The Supreme Court on Thursday found Kakao Chairman Kim Beom-su not guilty of violating an antitrust law, after he was accused of omitting some of the tech giant’s affiliates to the Fair Trade Commission (FTC).

The news fueled speculation that Lee Hae-jin, the global investment officer of Naver as well as its founder, may similarly be found not guilty of the same allegations.

Kim was summarily indicted in November 2018 for failing to report five of Kakao’s affiliates to the Fair Trade Commission back in 2016. Kakao, which was obliged to disclose all of its affiliates in its transition to a conglomerate, failed to report five affiliates including game studio NPluto and blockchain company DMTC.

The court at the time charged a 100 million won ($82,600) fine, but Kim instead requested an official trial.

The first and second trials determined that prosecutors did not prove that Kim’s omissions were clearly intentional. The court added that Kim wasn’t aware of the fact that his company was violating a major antitrust law.

Based on the two rulings, the Financial Services Commission approved Kakao’s acquisition of local securities firm Baro Investment & Securities on Feb. 5.

Under Korea’s current regulations of capital markets, the largest shareholder of a financial company can’t have been convicted of a crime resulting in more than a monetary penalty in the past five years.

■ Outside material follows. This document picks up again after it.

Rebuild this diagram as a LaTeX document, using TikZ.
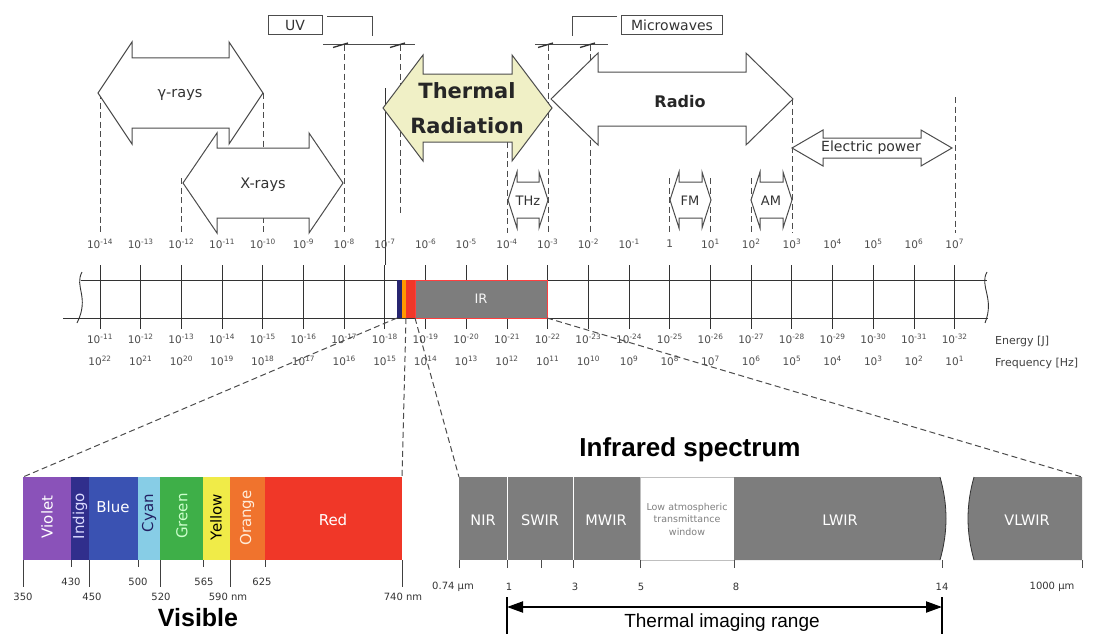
\documentclass[tikz,border=0pt]{standalone}
\usepackage{fontspec}
\setmainfont{DejaVu Sans}
\newfontfamily\headfont{Liberation Sans}
\usetikzlibrary{arrows.meta}
\definecolor{thermalfill}{RGB}{240,240,198}
\definecolor{irgray}{RGB}{125,125,125}
\definecolor{cviolet}{RGB}{138,82,185}
\definecolor{cindigo}{RGB}{48,46,140}
\definecolor{cblue}{RGB}{58,82,178}
\definecolor{ccyan}{RGB}{135,205,230}
\definecolor{cgreen}{RGB}{62,175,72}
\definecolor{cyellow}{RGB}{240,235,72}
\definecolor{corange}{RGB}{240,115,45}
\definecolor{cred}{RGB}{240,55,40}
\def\dblarrow[#1](#2:#3:#4)(#5:#6:#7){\draw[#1] (#2,#4) -- (#2+#5,#4-#6) -- (#2+#5,#4-#7) -- (#3-#5,#4-#7) -- (#3-#5,#4-#6) -- (#3,#4) -- (#3-#5,#4+#6) -- (#3-#5,#4+#7) -- (#2+#5,#4+#7) -- (#2+#5,#4+#6) -- cycle;}
\tikzset{
  band/.style={draw=black!70, line width=1pt},
  guide/.style={draw=black!70, line width=1pt, dash pattern=on 6pt off 3.5pt},
  tickline/.style={draw=black!80, line width=0.9pt},
  bandtext/.style={font=\fontsize{14.5}{16}\selectfont, text=black!80, inner sep=0pt},
  smalltext/.style={font=\fontsize{13}{15}\selectfont, text=black!80, inner sep=0pt},
  tagbox/.style={draw=black!70, line width=0.9pt, font=\fontsize{14}{16}\selectfont, text=black!80, minimum height=19pt, inner sep=0pt},
  scalelbl/.style={font=\fontsize{10.5}{12}\selectfont, text=black!70, inner sep=0pt},
  vislbl/.style={font=\fontsize{15}{17}\selectfont, inner sep=0pt},
  nmlbl/.style={font=\fontsize{10}{12}\selectfont, text=black!80, inner sep=0pt},
  irlbl/.style={font=\fontsize{14.5}{16}\selectfont, text=white, inner sep=0pt},
}

\begin{document}
\begin{tikzpicture}[x=1pt,y=-1pt]
		\useasboundingbox (0,0) rectangle (1105,634);
		%%%%% BANDS %%%%%
		
		\node[tagbox, minimum width=54pt] (uv) at (295,25) {UV};
		\draw[band] (327,17) -- (372,17) -- (372,36);
		\draw[band] (323,45) -- (415,45);
		\node[tagbox, minimum width=101pt] (mw) at (672,25) {Microwaves};
		\draw[band] (617,17) -- (572,17) -- (572,36);
		\draw[band] (535,45) -- (608,45);
		\foreach \t in {343,400,548,590} \draw[black!80, line width=1.3pt] (\t-10,47.5) -- (\t+5,43);
		
		\draw[guide] (100,93) -- (100,233);
		\draw[guide] (181,178) -- (181,233);
		\draw[guide] (263,93) -- (263,233);
		\draw[guide] (344,45) -- (344,233);
		\draw[guide] (400,45) -- (400,213);
		\draw[guide] (507,142) -- (507,233);
		\draw[guide] (548,45) -- (548,233);
		\draw[guide] (590,45) -- (590,233);
		\draw[guide] (669,178) -- (669,233);
		\draw[guide] (710,178) -- (710,233);
		\draw[guide] (751,178) -- (751,233);
		\draw[guide] (792,99) -- (792,233);
		\draw[guide] (955,97) -- (955,233);
		\draw[tickline] (385,88) -- (385,265);
		
		\dblarrow[band,fill=white](98:263:93)(34:51:35)
		\dblarrow[band,fill=white](183:343:183)(34:50:35)
		\dblarrow[band,fill=thermalfill](383:552:108)(40:53:34)
		\dblarrow[band,fill=white](551:793:99)(47:46:27)
		\dblarrow[band,fill=white](792:952:148)(31:18:10)
		\dblarrow[band,fill=white](508:548:200)(9:28:18)
		\dblarrow[band,fill=white](670:711:200)(9:28:18)
		\dblarrow[band,fill=white](751:792:200)(9:28:18)
		
		\node[bandtext] (gamma) at (180,95) {γ-rays};
		\node[bandtext] (xray) at (263,185) {X-rays};
		\node[font=\bfseries\fontsize{21}{24}\selectfont, text=black!85, inner sep=0pt] (therm) at (467,91) {Thermal};
		\node[font=\bfseries\fontsize{21}{24}\selectfont, text=black!85, inner sep=0pt] (rad) at (467,126) {Radiation};
		\node[font=\bfseries\fontsize{16}{18}\selectfont, text=black!85, inner sep=0pt] (radio) at (680,102) {Radio};
		\node[font=\fontsize{14}{16}\selectfont, text=black!80, inner sep=0pt] (epow) at (871,148) {Electric power};
		\node[smalltext] (thz) at (528,201) {THz};
		\node[smalltext] (fm) at (690,201) {FM};
		\node[smalltext] (am) at (771,201) {AM};
		
		%%%%% SCALE %%%%%
		
		\foreach \i in {0,...,21}{
			\pgfmathsetmacro{\xx}{100+40.7*\i}
			\pgfmathtruncatemacro{\ww}{\i-14}
			\pgfmathtruncatemacro{\ee}{-11-\i}
			\pgfmathtruncatemacro{\ff}{22-\i}
			\draw[tickline] (\xx,265) -- (\xx,329);
			\node[scalelbl] (wl\i) at (\xx,244) {\ifnum\i=14 1\else 10\textsuperscript{\ww}\fi};
			\node[scalelbl] (en\i) at (\xx,339) {10\textsuperscript{\ee}};
			\node[scalelbl] (fr\i) at (\xx,361) {10\textsuperscript{\ff}};
		}
		\draw[tickline] (81,280) -- (987,280);
		\draw[tickline] (63,318) -- (988,318);
		\draw[tickline] (82,272) .. controls (74,287) and (90,297) .. (77,323);
		\draw[tickline] (987,272) .. controls (979,286) and (995,298) .. (985,323);
		
		\fill[cindigo!80!black] (397,280) rectangle (402,318);
		\fill[orange!80!yellow] (402,280) rectangle (406,318);
		\fill[cred] (406,280) rectangle (415,318);
		\draw[fill=irgray, draw=red!75!white, line width=0.8pt] (415,280) rectangle (547,318);
		\node[font=\fontsize{13}{15}\selectfont, text=white!92!gray, inner sep=0pt] (irtag) at (481,299) {IR};
		
		\node[font=\fontsize{11}{13}\selectfont, text=black!75, anchor=west, inner sep=0pt] (energy) at (995,341) {Energy [J]};
		\node[font=\fontsize{11}{13}\selectfont, text=black!75, anchor=west, inner sep=0pt] (freq) at (995,363) {Frequency [Hz]};
		
		\coordinate (visA) at (397,318);
		\coordinate (visB) at (406,318);
		\coordinate (irA) at (415,318);
		\coordinate (irB) at (547,318);
		\coordinate (vbL) at (23,477);
		\coordinate (vbR) at (402,477);
		\coordinate (ibL) at (459,477);
		\coordinate (ibR) at (1082,477);
		\draw[guide] (visA) -- (vbL);
		\draw[guide] (visB) -- (vbR);
		\draw[guide] (irA) -- (ibL);
		\draw[guide] (irB) -- (ibR);
		
		%%%%% VISIBLE %%%%%
		
		\foreach \a/\b/\c in {23/71/cviolet, 71/89/cindigo, 89/138/cblue, 138/160/ccyan, 160/203/cgreen, 203/230/cyellow, 230/265/corange, 265/402/cred}
			\fill[\c] (\a,477) rectangle (\b,560);
		\node[vislbl, rotate=90, text=white] (violet) at (47,517) {Violet};
		\node[vislbl, rotate=90, text=white!85!blue] (indigo) at (80,516) {Indigo};
		\node[vislbl, text=white] (blue) at (113,507) {Blue};
		\node[vislbl, rotate=90, text=cindigo!70!black] (cyan) at (149,513) {Cyan};
		\node[vislbl, rotate=90, text=green!20!white] (green) at (182,516) {Green};
		\node[vislbl, rotate=90, text=black] (yellow) at (216,517) {Yellow};
		\node[vislbl, rotate=90, text=orange!15!white] (orng) at (247,518) {Orange};
		\node[vislbl, text=white] (red) at (333,520) {Red};
		
		\foreach \t in {23,89,160,230,402} \draw[black!75, line width=0.9pt] (\t,560) -- (\t,587);
		\foreach \t in {71,138,203,265} \draw[black!75, line width=0.9pt] (\t,560) -- (\t,567);
		\node[nmlbl] (n430) at (71,582) {430};
		\node[nmlbl] (n500) at (138,582) {500};
		\node[nmlbl] (n565) at (204,582) {565};
		\node[nmlbl] (n625) at (262,582) {625};
		\node[nmlbl] (n350) at (23,597) {350};
		\node[nmlbl] (n450) at (92,597) {450};
		\node[nmlbl] (n520) at (161,597) {520};
		\node[nmlbl] (n590) at (228,597) {590 nm};
		\node[nmlbl] (n740) at (403,597) {740 nm};
		\node[font=\headfont\bfseries\fontsize{25}{28}\selectfont, inner sep=0pt] (visible) at (198,618) {Visible};
		
		%%%%% INFRARED %%%%%
		
		\node[font=\headfont\bfseries\fontsize{26}{30}\selectfont, inner sep=0pt] (irspec) at (690,450) {Infrared spectrum};
		\fill[irgray] (459,477) rectangle (507,560);
		\fill[irgray] (507,477) rectangle (573,560);
		\fill[irgray] (573,477) rectangle (640,560);
		\draw[white, line width=1pt] (507,477) -- (507,560);
		\draw[white, line width=1pt] (573,477) -- (573,560);
		\draw[black!25, fill=white, line width=0.6pt] (640,477) rectangle (734,560);
		\fill[irgray] (734,477) -- (940,477) .. controls (948,505) and (948,532) .. (940,560) -- (734,560) -- cycle;
		\draw[black!80, line width=0.8pt] (940,477) .. controls (948,505) and (948,532) .. (940,560);
		\fill[irgray] (974,477) -- (1082,477) -- (1082,560) -- (974,560) .. controls (966,532) and (966,505) .. (974,477) -- cycle;
		\draw[black!80, line width=0.8pt] (974,477) .. controls (966,505) and (966,532) .. (974,560);
		\node[irlbl] (nir) at (483,520) {NIR};
		\node[irlbl] (swir) at (540,520) {SWIR};
		\node[irlbl] (mwir) at (606,520) {MWIR};
		\node[font=\fontsize{9.5}{12.5}\selectfont, text=black!50, align=center, inner sep=0pt] (lowatm) at (687,519) {Low atmospheric\\transmittance\\window};
		\node[irlbl] (lwir) at (840,520) {LWIR};
		\node[irlbl] (vlwir) at (1027,520) {VLWIR};
		
		\foreach \t in {459,507,541,573,640,734,942,1082} \draw[black!70, line width=0.8pt] (\t,560) -- (\t,568);
		\node[nmlbl] (u074) at (453,587) {0.74 µm};
		\node[nmlbl] (u1) at (509,587) {1};
		\node[nmlbl] (u3) at (575,587) {3};
		\node[nmlbl] (u5) at (641,587) {5};
		\node[nmlbl] (u8) at (736,587) {8};
		\node[nmlbl] (u14) at (942,587) {14};
		\node[nmlbl] (u1000) at (1052,587) {1000 µm};
		
		\coordinate (tL) at (507,607);
		\coordinate (tR) at (942,607);
		\draw[black, line width=1.3pt] (507,597) -- (507,634);
		\draw[black, line width=1.3pt] (942,597) -- (942,634);
		\draw[black, line width=2pt, {Triangle[length=16pt,width=11pt]}-{Triangle[length=16pt,width=11pt]}] (tL) -- (tR);
		\node[font=\headfont\fontsize{19}{22}\selectfont, inner sep=0pt] (thermrange) at (722,623) {Thermal imaging range};
		
	\end{tikzpicture}
\end{document}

As a result, Kakao’s mobile payment subsidiary Kakao Pay, which had acquired 60 percent of Baro Investment & Securities last year for 30 billion won, finally won approval to become Baro’s largest shareholder early this month.

The prosecution recently launched an investigation into Lee for allegedly neglecting to report 20 of Naver’s affiliates to the FTC in 2015.

In order for Lee to be found guilty, prosecutors need to establish clear evidence that Lee intentionally withheld company data.

While Kim’s ruling Thursday might appear to bolster Lee’s case, it remains to be seen whether the omission of some affiliates wholly owned by Lee or related to Lee’s family members could be seen as unintentional.

Naver has maintained it was a simple mistake by one of its employees.